Hundreds of children, families and educators expanded their home and school libraries thanks to the more than 11,000 free books given away by the American Federation of Teachers and the UFT on March 19 at PS 1 in Manhattan.
The “Reading Opens the World” Family Literacy and Book Fair was part of the AFT’s Reading Opens the World campaign, which has a goal of distributing one million books nationwide and supporting local educator-parent projects. Since the AFT kicked off the initiative in December 2021, it has given away more than 120,000 books.
“That’s what a teachers union does on the local and national level: provide books to kids, parents and communities,” said AFT President Randi Weingarten, who attended the book fair with UFT President Michael Mulgrew and local elected officials.
The event at the Chinatown school was also open to staff, students and parents at nine neighboring schools.
PS 1 paraprofessional Selenia Reynoso volunteered at the book fair, helping children select books and interpreting some of the day’s speeches into Spanish.
“It is wonderful that we’re doing this in school because a lot of children and families don’t have the money for books,” said Reynoso, a para who works with 5th-graders. “This is a great opportunity.”
She brought her own children — Noah, 4, and Zoe, 7 — who love books. Noah reached for “The Mighty Maui Makes a Friend,” part of the Disney Moana series, while Zoe selected “Frozen II.”
Disney Publishing, through its “Magic of Storytelling” campaign, and First Book, a nonprofit reading initiative, were partners in the book fair. Among the offerings were many Disney Publishing titles as well as titles with Asian-Pacific characters and themes, bilingual Spanish-English books and books by African-American authors.
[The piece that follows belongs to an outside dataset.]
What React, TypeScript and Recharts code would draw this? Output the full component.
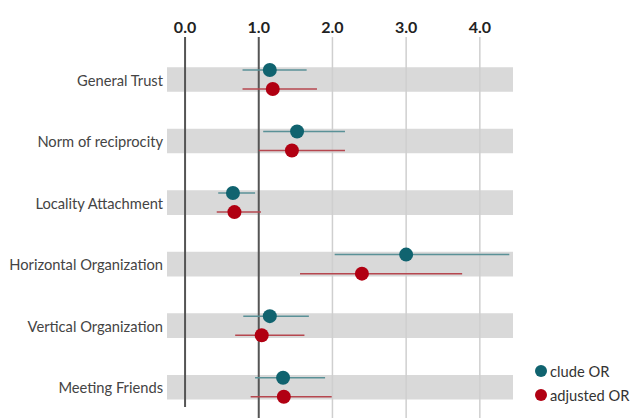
import React from 'react';
import {
  ScatterChart,
  Scatter,
  XAxis,
  YAxis,
  ErrorBar,
  ReferenceArea,
  ReferenceLine,
  Legend,
} from 'recharts';

const categories = [
  'General Trust',
  'Norm of reciprocity',
  'Locality Attachment',
  'Horizontal Organization',
  'Vertical Organization',
  'Meeting Friends',
];
const crudeOR = [1.15, 1.52, 0.65, 3.0, 1.15, 1.33];
const crudeLow = [0.78, 1.06, 0.45, 2.03, 0.79, 0.95];
const crudeHigh = [1.65, 2.17, 0.95, 4.4, 1.68, 1.9];
const adjOR = [1.19, 1.45, 0.67, 2.4, 1.04, 1.34];
const adjLow = [0.78, 1.0, 0.43, 1.56, 0.68, 0.89];
const adjHigh = [1.79, 2.17, 1.03, 3.76, 1.62, 1.99];
const xTicks = [0, 1, 2, 3, 4];
const seriesNames = ['clude OR', 'adjusted OR'];

const TEAL = '#10636f';
const RED = '#b10012';
const TEAL_LINE = '#5a9197';
const RED_LINE = '#b6474f';
const FONT = 'Lato, "Open Sans", sans-serif';

const X_MIN = -0.245;
const X_MAX = 4.45;
const OFFSET = 0.155;

const crudeData = categories.map((c, i) => ({
  name: c,
  x: crudeOR[i],
  y: i - OFFSET,
  err: [crudeOR[i] - crudeLow[i], crudeHigh[i] - crudeOR[i]],
}));
const adjData = categories.map((c, i) => ({
  name: c,
  x: adjOR[i],
  y: i + OFFSET,
  err: [adjOR[i] - adjLow[i], adjHigh[i] - adjOR[i]],
}));

const dot = (color: string) => (props: any) => (
  <circle cx={props.cx} cy={props.cy} r={7} fill={color} />
);

const renderLegend = () => (
  <div style={{ fontFamily: FONT, fontSize: 14.7, color: '#333' }}>
    {seriesNames.map((n, i) => (
      <div key={n} style={{ display: 'flex', alignItems: 'center', height: 24 }}>
        <svg width={14} height={14} style={{ marginRight: 2 }}>
          <circle cx={7} cy={7} r={6} fill={i === 0 ? TEAL : RED} />
        </svg>
        <span>{n}</span>
      </div>
    ))}
  </div>
);

export default function App() {
  return (
    <div style={{ position: 'absolute', left: 0, top: 0, width: 635, height: 418, background: '#fff' }}>
      <ScatterChart width={635} height={418} margin={{ top: 0, right: 122, bottom: 0, left: 0 }}>
        <XAxis
          type="number"
          dataKey="x"
          orientation="top"
          domain={[X_MIN, X_MAX]}
          allowDataOverflow
          ticks={xTicks}
          tickFormatter={(v: number) => v.toFixed(1)}
          axisLine={false}
          tickLine={false}
          tickSize={0}
          tickMargin={4}
          height={37}
          tick={{ fontFamily: FONT, fontSize: 16, fontWeight: 700, fill: '#222' }}
        />
        <YAxis
          type="number"
          dataKey="y"
          domain={[-0.69, 5.5]}
          allowDataOverflow
          reversed
          ticks={[0, 1, 2, 3, 4, 5]}
          tickFormatter={(v: number) => categories[v] ?? ''}
          interval={0}
          axisLine={false}
          tickLine={false}
          tickSize={0}
          tickMargin={4}
          width={167}
          tick={{ fontFamily: FONT, fontSize: 14.7, fill: '#444', dy: 1 }}
        />
        {categories.map((c, i) => (
          <ReferenceArea
            key={c}
            x1={X_MIN}
            x2={X_MAX}
            y1={i - 0.2}
            y2={i + 0.2}
            fill="#d9d9d9"
            fillOpacity={1}
            stroke="none"
          />
        ))}
        {[2, 3, 4].map((v) => (
          <ReferenceLine key={v} x={v} stroke="#cfcfcf" strokeWidth={1.5} />
        ))}
        <ReferenceLine
          segment={[
            { x: 0, y: -0.69 },
            { x: 0, y: 5.32 },
          ]}
          stroke="#555"
          strokeWidth={2}
        />
        <ReferenceLine x={1} stroke="#555" strokeWidth={2} />
        <Scatter data={crudeData} name={seriesNames[0]} fill={TEAL} shape={dot(TEAL)} isAnimationActive={false}>
          <ErrorBar dataKey="err" direction="x" width={0} stroke={TEAL_LINE} strokeWidth={1.5} isAnimationActive={false} />
        </Scatter>
        <Scatter data={adjData} name={seriesNames[1]} fill={RED} shape={dot(RED)} isAnimationActive={false}>
          <ErrorBar dataKey="err" direction="x" width={0} stroke={RED_LINE} strokeWidth={1.5} isAnimationActive={false} />
        </Scatter>
        <Legend
          layout="horizontal"
          align="center"
          verticalAlign="middle"
          content={renderLegend}
          wrapperStyle={{ left: 534, top: 359, width: 110, height: 50 }}
        />
      </ScatterChart>
    </div>
  );
}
Carmen Romero, a 5th-grade teacher from nearby PS/IS 89 in Battery Park City, said the books at the fair are relevant because they offer a range of real-life stories and experiences.
“It is so important for children to see themselves represented in the books they read and have in their classroom. I can remember as a child that the only ‘Carmens’ in any stories were always destitute,” Romero said.
Mulgrew watched students select from among the stacks of books. “You can see the joy in children’s faces,” he said. “That’s what we are here for — to make sure, after everything our students and families have gone through, that they get to experience joy and laughter and a love of reading.”